Task details. The data below should be restated word for word, with every picture omitted.

Data extract.

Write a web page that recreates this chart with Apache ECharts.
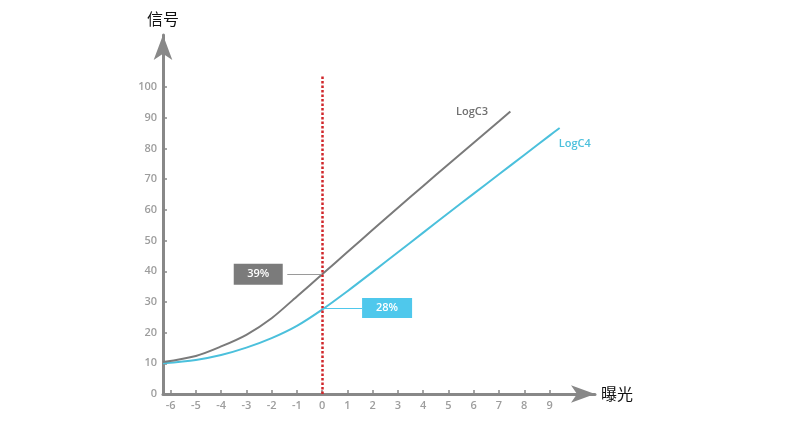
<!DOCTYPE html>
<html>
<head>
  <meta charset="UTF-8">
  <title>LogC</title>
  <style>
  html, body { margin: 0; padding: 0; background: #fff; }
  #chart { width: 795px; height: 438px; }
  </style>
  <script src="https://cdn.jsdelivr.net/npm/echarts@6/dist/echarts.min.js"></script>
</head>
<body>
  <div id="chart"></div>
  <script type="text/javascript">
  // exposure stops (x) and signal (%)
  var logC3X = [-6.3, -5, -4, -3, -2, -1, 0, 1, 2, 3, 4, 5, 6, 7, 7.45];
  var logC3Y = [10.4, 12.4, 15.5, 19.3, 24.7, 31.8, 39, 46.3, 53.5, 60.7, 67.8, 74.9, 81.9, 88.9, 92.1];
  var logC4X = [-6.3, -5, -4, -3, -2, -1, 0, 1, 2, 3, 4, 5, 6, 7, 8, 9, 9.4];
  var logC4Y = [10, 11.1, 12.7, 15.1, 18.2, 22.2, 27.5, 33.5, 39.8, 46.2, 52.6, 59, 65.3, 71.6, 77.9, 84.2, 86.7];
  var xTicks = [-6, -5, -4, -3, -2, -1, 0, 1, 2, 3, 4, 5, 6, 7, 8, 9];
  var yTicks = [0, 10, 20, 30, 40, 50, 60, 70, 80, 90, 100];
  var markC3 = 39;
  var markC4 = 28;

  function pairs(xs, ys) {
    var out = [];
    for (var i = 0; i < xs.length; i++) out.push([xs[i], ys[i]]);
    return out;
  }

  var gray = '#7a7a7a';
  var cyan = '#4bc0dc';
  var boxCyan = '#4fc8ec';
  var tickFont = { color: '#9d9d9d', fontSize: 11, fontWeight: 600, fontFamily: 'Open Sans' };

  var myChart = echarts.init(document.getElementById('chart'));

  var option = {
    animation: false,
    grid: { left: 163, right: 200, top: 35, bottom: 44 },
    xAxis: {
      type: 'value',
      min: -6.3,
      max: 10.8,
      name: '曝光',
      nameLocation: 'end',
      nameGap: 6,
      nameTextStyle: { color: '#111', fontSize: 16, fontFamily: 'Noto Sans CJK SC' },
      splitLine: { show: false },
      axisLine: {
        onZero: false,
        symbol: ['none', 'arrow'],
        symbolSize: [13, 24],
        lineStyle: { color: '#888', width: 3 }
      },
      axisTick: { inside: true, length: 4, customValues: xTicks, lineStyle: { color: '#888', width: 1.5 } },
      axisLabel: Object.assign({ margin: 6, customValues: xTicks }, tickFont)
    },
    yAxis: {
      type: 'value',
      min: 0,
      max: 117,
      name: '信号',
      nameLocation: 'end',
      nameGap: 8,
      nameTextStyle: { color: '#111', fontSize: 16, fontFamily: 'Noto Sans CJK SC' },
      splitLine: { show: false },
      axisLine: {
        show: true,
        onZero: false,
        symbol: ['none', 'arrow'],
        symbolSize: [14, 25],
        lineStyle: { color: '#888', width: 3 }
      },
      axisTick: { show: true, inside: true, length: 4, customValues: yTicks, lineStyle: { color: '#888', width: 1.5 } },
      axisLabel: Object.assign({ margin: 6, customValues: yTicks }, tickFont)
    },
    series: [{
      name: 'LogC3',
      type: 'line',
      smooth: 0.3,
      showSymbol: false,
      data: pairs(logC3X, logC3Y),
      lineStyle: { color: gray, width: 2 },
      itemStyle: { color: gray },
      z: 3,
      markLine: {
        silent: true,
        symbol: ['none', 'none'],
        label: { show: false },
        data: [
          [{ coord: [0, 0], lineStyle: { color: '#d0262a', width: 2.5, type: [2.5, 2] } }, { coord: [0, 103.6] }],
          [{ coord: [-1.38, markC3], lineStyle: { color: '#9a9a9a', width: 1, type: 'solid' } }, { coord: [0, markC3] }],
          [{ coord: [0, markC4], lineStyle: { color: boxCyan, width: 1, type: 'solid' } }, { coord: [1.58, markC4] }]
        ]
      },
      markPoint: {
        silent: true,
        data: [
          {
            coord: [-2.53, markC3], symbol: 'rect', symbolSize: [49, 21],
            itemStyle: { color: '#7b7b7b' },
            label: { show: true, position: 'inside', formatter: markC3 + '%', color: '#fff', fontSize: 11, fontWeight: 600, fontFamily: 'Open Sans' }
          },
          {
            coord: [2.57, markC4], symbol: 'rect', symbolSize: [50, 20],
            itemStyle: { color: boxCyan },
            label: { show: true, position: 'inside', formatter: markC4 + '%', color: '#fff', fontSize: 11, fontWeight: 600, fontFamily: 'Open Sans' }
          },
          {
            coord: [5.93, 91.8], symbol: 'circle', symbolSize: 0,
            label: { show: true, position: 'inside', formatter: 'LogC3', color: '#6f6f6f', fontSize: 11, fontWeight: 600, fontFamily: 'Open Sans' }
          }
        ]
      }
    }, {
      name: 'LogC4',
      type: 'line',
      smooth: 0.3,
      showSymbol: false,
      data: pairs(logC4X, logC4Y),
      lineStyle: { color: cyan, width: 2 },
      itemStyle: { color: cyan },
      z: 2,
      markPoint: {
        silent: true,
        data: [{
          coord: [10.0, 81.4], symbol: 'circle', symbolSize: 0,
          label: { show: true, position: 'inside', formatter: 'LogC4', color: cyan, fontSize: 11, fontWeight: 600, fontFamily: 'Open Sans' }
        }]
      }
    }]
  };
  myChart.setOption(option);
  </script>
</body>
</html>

Solved exercise.
Write a web page that recreates this chart with Apache ECharts.
<!DOCTYPE html>
<html>
<head>
  <meta charset="UTF-8">
  <title>LogC</title>
  <style>
  html, body { margin: 0; padding: 0; background: #fff; }
  #chart { width: 795px; height: 438px; }
  </style>
  <script src="https://cdn.jsdelivr.net/npm/echarts@6/dist/echarts.min.js"></script>
</head>
<body>
  <div id="chart"></div>
  <script type="text/javascript">
  // exposure stops (x) and signal (%)
  var logC3X = [-6.3, -5, -4, -3, -2, -1, 0, 1, 2, 3, 4, 5, 6, 7, 7.45];
  var logC3Y = [10.4, 12.4, 15.5, 19.3, 24.7, 31.8, 39, 46.3, 53.5, 60.7, 67.8, 74.9, 81.9, 88.9, 92.1];
  var logC4X = [-6.3, -5, -4, -3, -2, -1, 0, 1, 2, 3, 4, 5, 6, 7, 8, 9, 9.4];
  var logC4Y = [10, 11.1, 12.7, 15.1, 18.2, 22.2, 27.5, 33.5, 39.8, 46.2, 52.6, 59, 65.3, 71.6, 77.9, 84.2, 86.7];
  var xTicks = [-6, -5, -4, -3, -2, -1, 0, 1, 2, 3, 4, 5, 6, 7, 8, 9];
  var yTicks = [0, 10, 20, 30, 40, 50, 60, 70, 80, 90, 100];
  var markC3 = 39;
  var markC4 = 28;

  function pairs(xs, ys) {
    var out = [];
    for (var i = 0; i < xs.length; i++) out.push([xs[i], ys[i]]);
    return out;
  }

  var gray = '#7a7a7a';
  var cyan = '#4bc0dc';
  var boxCyan = '#4fc8ec';
  var tickFont = { color: '#9d9d9d', fontSize: 11, fontWeight: 600, fontFamily: 'Open Sans' };

  var myChart = echarts.init(document.getElementById('chart'));

  var option = {
    animation: false,
    grid: { left: 163, right: 200, top: 35, bottom: 44 },
    xAxis: {
      type: 'value',
      min: -6.3,
      max: 10.8,
      name: '曝光',
      nameLocation: 'end',
      nameGap: 6,
      nameTextStyle: { color: '#111', fontSize: 16, fontFamily: 'Noto Sans CJK SC' },
      splitLine: { show: false },
      axisLine: {
        onZero: false,
        symbol: ['none', 'arrow'],
        symbolSize: [13, 24],
        lineStyle: { color: '#888', width: 3 }
      },
      axisTick: { inside: true, length: 4, customValues: xTicks, lineStyle: { color: '#888', width: 1.5 } },
      axisLabel: Object.assign({ margin: 6, customValues: xTicks }, tickFont)
    },
    yAxis: {
      type: 'value',
      min: 0,
      max: 117,
      name: '信号',
      nameLocation: 'end',
      nameGap: 8,
      nameTextStyle: { color: '#111', fontSize: 16, fontFamily: 'Noto Sans CJK SC' },
      splitLine: { show: false },
      axisLine: {
        show: true,
        onZero: false,
        symbol: ['none', 'arrow'],
        symbolSize: [14, 25],
        lineStyle: { color: '#888', width: 3 }
      },
      axisTick: { show: true, inside: true, length: 4, customValues: yTicks, lineStyle: { color: '#888', width: 1.5 } },
      axisLabel: Object.assign({ margin: 6, customValues: yTicks }, tickFont)
    },
    series: [{
      name: 'LogC3',
      type: 'line',
      smooth: 0.3,
      showSymbol: false,
      data: pairs(logC3X, logC3Y),
      lineStyle: { color: gray, width: 2 },
      itemStyle: { color: gray },
      z: 3,
      markLine: {
        silent: true,
        symbol: ['none', 'none'],
        label: { show: false },
        data: [
          [{ coord: [0, 0], lineStyle: { color: '#d0262a', width: 2.5, type: [2.5, 2] } }, { coord: [0, 103.6] }],
          [{ coord: [-1.38, markC3], lineStyle: { color: '#9a9a9a', width: 1, type: 'solid' } }, { coord: [0, markC3] }],
          [{ coord: [0, markC4], lineStyle: { color: boxCyan, width: 1, type: 'solid' } }, { coord: [1.58, markC4] }]
        ]
      },
      markPoint: {
        silent: true,
        data: [
          {
            coord: [-2.53, markC3], symbol: 'rect', symbolSize: [49, 21],
            itemStyle: { color: '#7b7b7b' },
            label: { show: true, position: 'inside', formatter: markC3 + '%', color: '#fff', fontSize: 11, fontWeight: 600, fontFamily: 'Open Sans' }
          },
          {
            coord: [2.57, markC4], symbol: 'rect', symbolSize: [50, 20],
            itemStyle: { color: boxCyan },
            label: { show: true, position: 'inside', formatter: markC4 + '%', color: '#fff', fontSize: 11, fontWeight: 600, fontFamily: 'Open Sans' }
          },
          {
            coord: [5.93, 91.8], symbol: 'circle', symbolSize: 0,
            label: { show: true, position: 'inside', formatter: 'LogC3', color: '#6f6f6f', fontSize: 11, fontWeight: 600, fontFamily: 'Open Sans' }
          }
        ]
      }
    }, {
      name: 'LogC4',
      type: 'line',
      smooth: 0.3,
      showSymbol: false,
      data: pairs(logC4X, logC4Y),
      lineStyle: { color: cyan, width: 2 },
      itemStyle: { color: cyan },
      z: 2,
      markPoint: {
        silent: true,
        data: [{
          coord: [10.0, 81.4], symbol: 'circle', symbolSize: 0,
          label: { show: true, position: 'inside', formatter: 'LogC4', color: cyan, fontSize: 11, fontWeight: 600, fontFamily: 'Open Sans' }
        }]
      }
    }]
  };
  myChart.setOption(option);
  </script>
</body>
</html>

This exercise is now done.